What to do: Write the data out again exactly, with no pictures.

Supplied data:
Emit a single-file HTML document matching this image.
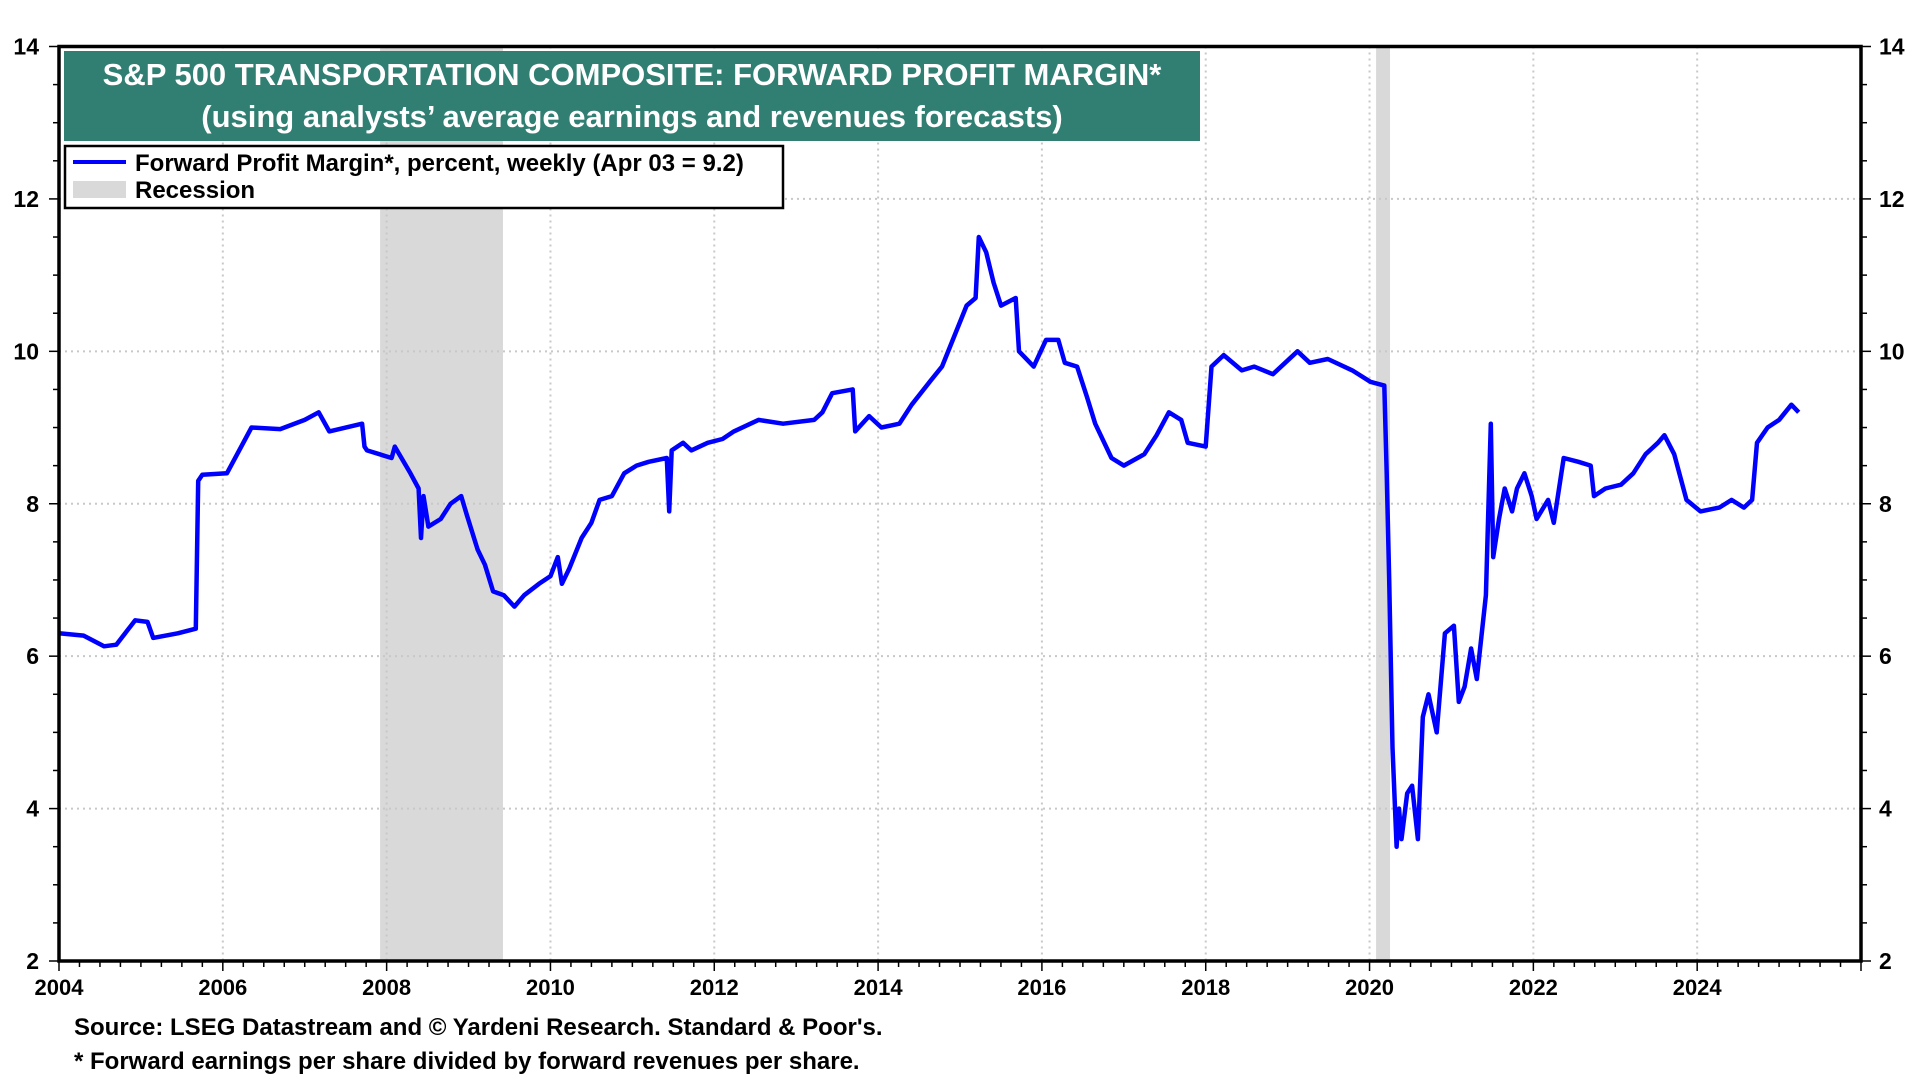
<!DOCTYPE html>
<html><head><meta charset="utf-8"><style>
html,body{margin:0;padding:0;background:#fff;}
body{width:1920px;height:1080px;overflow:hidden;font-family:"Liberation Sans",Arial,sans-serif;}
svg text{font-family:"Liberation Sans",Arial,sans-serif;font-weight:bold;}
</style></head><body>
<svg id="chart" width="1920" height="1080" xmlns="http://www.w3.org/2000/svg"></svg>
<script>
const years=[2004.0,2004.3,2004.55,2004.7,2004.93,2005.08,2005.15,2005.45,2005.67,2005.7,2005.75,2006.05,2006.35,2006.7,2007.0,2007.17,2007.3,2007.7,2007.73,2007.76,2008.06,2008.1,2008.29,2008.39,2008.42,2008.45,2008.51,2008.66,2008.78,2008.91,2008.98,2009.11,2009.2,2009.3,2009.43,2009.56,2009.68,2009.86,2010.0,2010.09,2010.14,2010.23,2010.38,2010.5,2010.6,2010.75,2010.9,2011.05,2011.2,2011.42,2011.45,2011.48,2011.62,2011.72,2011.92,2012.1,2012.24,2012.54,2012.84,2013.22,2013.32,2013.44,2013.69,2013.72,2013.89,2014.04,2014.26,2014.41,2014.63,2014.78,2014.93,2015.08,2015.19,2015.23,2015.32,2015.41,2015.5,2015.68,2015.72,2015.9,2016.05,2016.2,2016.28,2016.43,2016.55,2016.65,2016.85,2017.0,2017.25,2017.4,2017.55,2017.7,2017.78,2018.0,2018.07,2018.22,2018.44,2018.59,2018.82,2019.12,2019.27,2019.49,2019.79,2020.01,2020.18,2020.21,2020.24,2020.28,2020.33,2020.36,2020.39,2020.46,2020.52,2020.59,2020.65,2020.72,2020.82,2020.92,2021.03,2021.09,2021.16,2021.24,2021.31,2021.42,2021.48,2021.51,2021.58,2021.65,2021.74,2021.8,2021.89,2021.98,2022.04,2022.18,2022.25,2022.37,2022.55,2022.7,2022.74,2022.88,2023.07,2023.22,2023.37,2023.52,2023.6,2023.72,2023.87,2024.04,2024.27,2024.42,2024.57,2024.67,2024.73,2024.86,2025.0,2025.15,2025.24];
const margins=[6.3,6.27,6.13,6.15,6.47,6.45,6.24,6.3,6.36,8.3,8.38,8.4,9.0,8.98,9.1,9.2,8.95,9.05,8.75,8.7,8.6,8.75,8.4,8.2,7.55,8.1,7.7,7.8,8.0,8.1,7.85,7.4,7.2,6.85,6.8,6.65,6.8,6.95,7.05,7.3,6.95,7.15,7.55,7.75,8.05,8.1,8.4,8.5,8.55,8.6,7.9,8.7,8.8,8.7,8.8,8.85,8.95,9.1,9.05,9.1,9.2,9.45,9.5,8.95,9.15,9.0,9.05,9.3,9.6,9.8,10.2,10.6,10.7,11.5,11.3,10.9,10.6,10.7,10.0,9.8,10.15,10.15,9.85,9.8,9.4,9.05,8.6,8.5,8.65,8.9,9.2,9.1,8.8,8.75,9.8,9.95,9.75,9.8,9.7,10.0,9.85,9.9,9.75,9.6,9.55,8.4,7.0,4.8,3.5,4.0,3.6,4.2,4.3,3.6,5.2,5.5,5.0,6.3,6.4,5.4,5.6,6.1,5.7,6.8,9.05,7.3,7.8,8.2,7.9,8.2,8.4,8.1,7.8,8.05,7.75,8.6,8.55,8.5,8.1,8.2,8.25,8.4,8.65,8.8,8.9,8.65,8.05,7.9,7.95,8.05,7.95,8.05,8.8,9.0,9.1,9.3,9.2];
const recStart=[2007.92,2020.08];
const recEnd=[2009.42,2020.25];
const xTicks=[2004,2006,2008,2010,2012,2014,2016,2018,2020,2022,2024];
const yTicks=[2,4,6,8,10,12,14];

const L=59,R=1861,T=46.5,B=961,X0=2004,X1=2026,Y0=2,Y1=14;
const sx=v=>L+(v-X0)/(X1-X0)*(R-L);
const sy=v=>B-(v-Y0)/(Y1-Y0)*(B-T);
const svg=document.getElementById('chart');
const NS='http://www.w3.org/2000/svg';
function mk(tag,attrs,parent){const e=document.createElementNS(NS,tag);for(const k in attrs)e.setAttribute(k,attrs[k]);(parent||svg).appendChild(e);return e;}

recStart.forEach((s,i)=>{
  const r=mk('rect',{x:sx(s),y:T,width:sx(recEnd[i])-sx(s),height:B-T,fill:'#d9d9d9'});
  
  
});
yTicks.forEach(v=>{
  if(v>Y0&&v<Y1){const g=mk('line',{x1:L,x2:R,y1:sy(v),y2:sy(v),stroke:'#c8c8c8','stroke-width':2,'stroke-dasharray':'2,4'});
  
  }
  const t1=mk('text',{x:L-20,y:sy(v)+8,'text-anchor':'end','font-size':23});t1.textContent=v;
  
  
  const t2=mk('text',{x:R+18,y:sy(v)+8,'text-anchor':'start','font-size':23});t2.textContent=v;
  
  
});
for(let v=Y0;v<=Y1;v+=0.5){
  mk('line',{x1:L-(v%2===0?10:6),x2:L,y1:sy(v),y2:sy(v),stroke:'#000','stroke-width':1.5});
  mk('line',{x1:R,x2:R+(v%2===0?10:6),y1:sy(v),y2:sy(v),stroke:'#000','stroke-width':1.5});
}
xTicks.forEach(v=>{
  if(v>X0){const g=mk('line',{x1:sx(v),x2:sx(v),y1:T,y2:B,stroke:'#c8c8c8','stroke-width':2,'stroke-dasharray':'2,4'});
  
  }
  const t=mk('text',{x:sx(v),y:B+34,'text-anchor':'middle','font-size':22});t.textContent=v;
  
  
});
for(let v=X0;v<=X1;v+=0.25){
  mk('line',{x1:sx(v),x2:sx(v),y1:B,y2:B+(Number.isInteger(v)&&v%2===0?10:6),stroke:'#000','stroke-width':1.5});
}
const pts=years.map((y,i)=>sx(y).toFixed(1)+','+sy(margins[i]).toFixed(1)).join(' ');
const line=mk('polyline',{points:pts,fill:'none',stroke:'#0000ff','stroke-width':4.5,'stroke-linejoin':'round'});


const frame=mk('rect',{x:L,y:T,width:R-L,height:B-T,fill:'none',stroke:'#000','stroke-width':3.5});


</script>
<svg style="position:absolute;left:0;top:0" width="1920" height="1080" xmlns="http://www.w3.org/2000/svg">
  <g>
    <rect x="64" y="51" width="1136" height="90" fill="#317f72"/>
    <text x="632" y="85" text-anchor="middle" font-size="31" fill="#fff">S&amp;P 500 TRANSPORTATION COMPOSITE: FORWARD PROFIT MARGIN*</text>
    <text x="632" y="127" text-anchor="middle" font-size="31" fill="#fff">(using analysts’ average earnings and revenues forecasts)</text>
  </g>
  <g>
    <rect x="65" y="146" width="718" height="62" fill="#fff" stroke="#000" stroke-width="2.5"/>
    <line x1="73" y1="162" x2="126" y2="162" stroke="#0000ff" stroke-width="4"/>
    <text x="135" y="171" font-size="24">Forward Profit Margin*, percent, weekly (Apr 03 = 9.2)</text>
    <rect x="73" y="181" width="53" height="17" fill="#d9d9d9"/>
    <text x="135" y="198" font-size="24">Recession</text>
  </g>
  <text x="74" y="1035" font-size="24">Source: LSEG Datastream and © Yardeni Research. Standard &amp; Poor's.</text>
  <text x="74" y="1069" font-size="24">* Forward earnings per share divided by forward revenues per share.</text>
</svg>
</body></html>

Task response:
Emit a single-file HTML document matching this image.
<!DOCTYPE html>
<html><head><meta charset="utf-8"><style>
html,body{margin:0;padding:0;background:#fff;}
body{width:1920px;height:1080px;overflow:hidden;font-family:"Liberation Sans",Arial,sans-serif;}
svg text{font-family:"Liberation Sans",Arial,sans-serif;font-weight:bold;}
</style></head><body>
<svg id="chart" width="1920" height="1080" xmlns="http://www.w3.org/2000/svg"></svg>
<script>
const years=[2004.0,2004.3,2004.55,2004.7,2004.93,2005.08,2005.15,2005.45,2005.67,2005.7,2005.75,2006.05,2006.35,2006.7,2007.0,2007.17,2007.3,2007.7,2007.73,2007.76,2008.06,2008.1,2008.29,2008.39,2008.42,2008.45,2008.51,2008.66,2008.78,2008.91,2008.98,2009.11,2009.2,2009.3,2009.43,2009.56,2009.68,2009.86,2010.0,2010.09,2010.14,2010.23,2010.38,2010.5,2010.6,2010.75,2010.9,2011.05,2011.2,2011.42,2011.45,2011.48,2011.62,2011.72,2011.92,2012.1,2012.24,2012.54,2012.84,2013.22,2013.32,2013.44,2013.69,2013.72,2013.89,2014.04,2014.26,2014.41,2014.63,2014.78,2014.93,2015.08,2015.19,2015.23,2015.32,2015.41,2015.5,2015.68,2015.72,2015.9,2016.05,2016.2,2016.28,2016.43,2016.55,2016.65,2016.85,2017.0,2017.25,2017.4,2017.55,2017.7,2017.78,2018.0,2018.07,2018.22,2018.44,2018.59,2018.82,2019.12,2019.27,2019.49,2019.79,2020.01,2020.18,2020.21,2020.24,2020.28,2020.33,2020.36,2020.39,2020.46,2020.52,2020.59,2020.65,2020.72,2020.82,2020.92,2021.03,2021.09,2021.16,2021.24,2021.31,2021.42,2021.48,2021.51,2021.58,2021.65,2021.74,2021.8,2021.89,2021.98,2022.04,2022.18,2022.25,2022.37,2022.55,2022.7,2022.74,2022.88,2023.07,2023.22,2023.37,2023.52,2023.6,2023.72,2023.87,2024.04,2024.27,2024.42,2024.57,2024.67,2024.73,2024.86,2025.0,2025.15,2025.24];
const margins=[6.3,6.27,6.13,6.15,6.47,6.45,6.24,6.3,6.36,8.3,8.38,8.4,9.0,8.98,9.1,9.2,8.95,9.05,8.75,8.7,8.6,8.75,8.4,8.2,7.55,8.1,7.7,7.8,8.0,8.1,7.85,7.4,7.2,6.85,6.8,6.65,6.8,6.95,7.05,7.3,6.95,7.15,7.55,7.75,8.05,8.1,8.4,8.5,8.55,8.6,7.9,8.7,8.8,8.7,8.8,8.85,8.95,9.1,9.05,9.1,9.2,9.45,9.5,8.95,9.15,9.0,9.05,9.3,9.6,9.8,10.2,10.6,10.7,11.5,11.3,10.9,10.6,10.7,10.0,9.8,10.15,10.15,9.85,9.8,9.4,9.05,8.6,8.5,8.65,8.9,9.2,9.1,8.8,8.75,9.8,9.95,9.75,9.8,9.7,10.0,9.85,9.9,9.75,9.6,9.55,8.4,7.0,4.8,3.5,4.0,3.6,4.2,4.3,3.6,5.2,5.5,5.0,6.3,6.4,5.4,5.6,6.1,5.7,6.8,9.05,7.3,7.8,8.2,7.9,8.2,8.4,8.1,7.8,8.05,7.75,8.6,8.55,8.5,8.1,8.2,8.25,8.4,8.65,8.8,8.9,8.65,8.05,7.9,7.95,8.05,7.95,8.05,8.8,9.0,9.1,9.3,9.2];
const recStart=[2007.92,2020.08];
const recEnd=[2009.42,2020.25];
const xTicks=[2004,2006,2008,2010,2012,2014,2016,2018,2020,2022,2024];
const yTicks=[2,4,6,8,10,12,14];

const L=59,R=1861,T=46.5,B=961,X0=2004,X1=2026,Y0=2,Y1=14;
const sx=v=>L+(v-X0)/(X1-X0)*(R-L);
const sy=v=>B-(v-Y0)/(Y1-Y0)*(B-T);
const svg=document.getElementById('chart');
const NS='http://www.w3.org/2000/svg';
function mk(tag,attrs,parent){const e=document.createElementNS(NS,tag);for(const k in attrs)e.setAttribute(k,attrs[k]);(parent||svg).appendChild(e);return e;}

recStart.forEach((s,i)=>{
  const r=mk('rect',{x:sx(s),y:T,width:sx(recEnd[i])-sx(s),height:B-T,fill:'#d9d9d9'});
  
  
});
yTicks.forEach(v=>{
  if(v>Y0&&v<Y1){const g=mk('line',{x1:L,x2:R,y1:sy(v),y2:sy(v),stroke:'#c8c8c8','stroke-width':2,'stroke-dasharray':'2,4'});
  
  }
  const t1=mk('text',{x:L-20,y:sy(v)+8,'text-anchor':'end','font-size':23});t1.textContent=v;
  
  
  const t2=mk('text',{x:R+18,y:sy(v)+8,'text-anchor':'start','font-size':23});t2.textContent=v;
  
  
});
for(let v=Y0;v<=Y1;v+=0.5){
  mk('line',{x1:L-(v%2===0?10:6),x2:L,y1:sy(v),y2:sy(v),stroke:'#000','stroke-width':1.5});
  mk('line',{x1:R,x2:R+(v%2===0?10:6),y1:sy(v),y2:sy(v),stroke:'#000','stroke-width':1.5});
}
xTicks.forEach(v=>{
  if(v>X0){const g=mk('line',{x1:sx(v),x2:sx(v),y1:T,y2:B,stroke:'#c8c8c8','stroke-width':2,'stroke-dasharray':'2,4'});
  
  }
  const t=mk('text',{x:sx(v),y:B+34,'text-anchor':'middle','font-size':22});t.textContent=v;
  
  
});
for(let v=X0;v<=X1;v+=0.25){
  mk('line',{x1:sx(v),x2:sx(v),y1:B,y2:B+(Number.isInteger(v)&&v%2===0?10:6),stroke:'#000','stroke-width':1.5});
}
const pts=years.map((y,i)=>sx(y).toFixed(1)+','+sy(margins[i]).toFixed(1)).join(' ');
const line=mk('polyline',{points:pts,fill:'none',stroke:'#0000ff','stroke-width':4.5,'stroke-linejoin':'round'});


const frame=mk('rect',{x:L,y:T,width:R-L,height:B-T,fill:'none',stroke:'#000','stroke-width':3.5});


</script>
<svg style="position:absolute;left:0;top:0" width="1920" height="1080" xmlns="http://www.w3.org/2000/svg">
  <g>
    <rect x="64" y="51" width="1136" height="90" fill="#317f72"/>
    <text x="632" y="85" text-anchor="middle" font-size="31" fill="#fff">S&amp;P 500 TRANSPORTATION COMPOSITE: FORWARD PROFIT MARGIN*</text>
    <text x="632" y="127" text-anchor="middle" font-size="31" fill="#fff">(using analysts’ average earnings and revenues forecasts)</text>
  </g>
  <g>
    <rect x="65" y="146" width="718" height="62" fill="#fff" stroke="#000" stroke-width="2.5"/>
    <line x1="73" y1="162" x2="126" y2="162" stroke="#0000ff" stroke-width="4"/>
    <text x="135" y="171" font-size="24">Forward Profit Margin*, percent, weekly (Apr 03 = 9.2)</text>
    <rect x="73" y="181" width="53" height="17" fill="#d9d9d9"/>
    <text x="135" y="198" font-size="24">Recession</text>
  </g>
  <text x="74" y="1035" font-size="24">Source: LSEG Datastream and © Yardeni Research. Standard &amp; Poor's.</text>
  <text x="74" y="1069" font-size="24">* Forward earnings per share divided by forward revenues per share.</text>
</svg>
</body></html>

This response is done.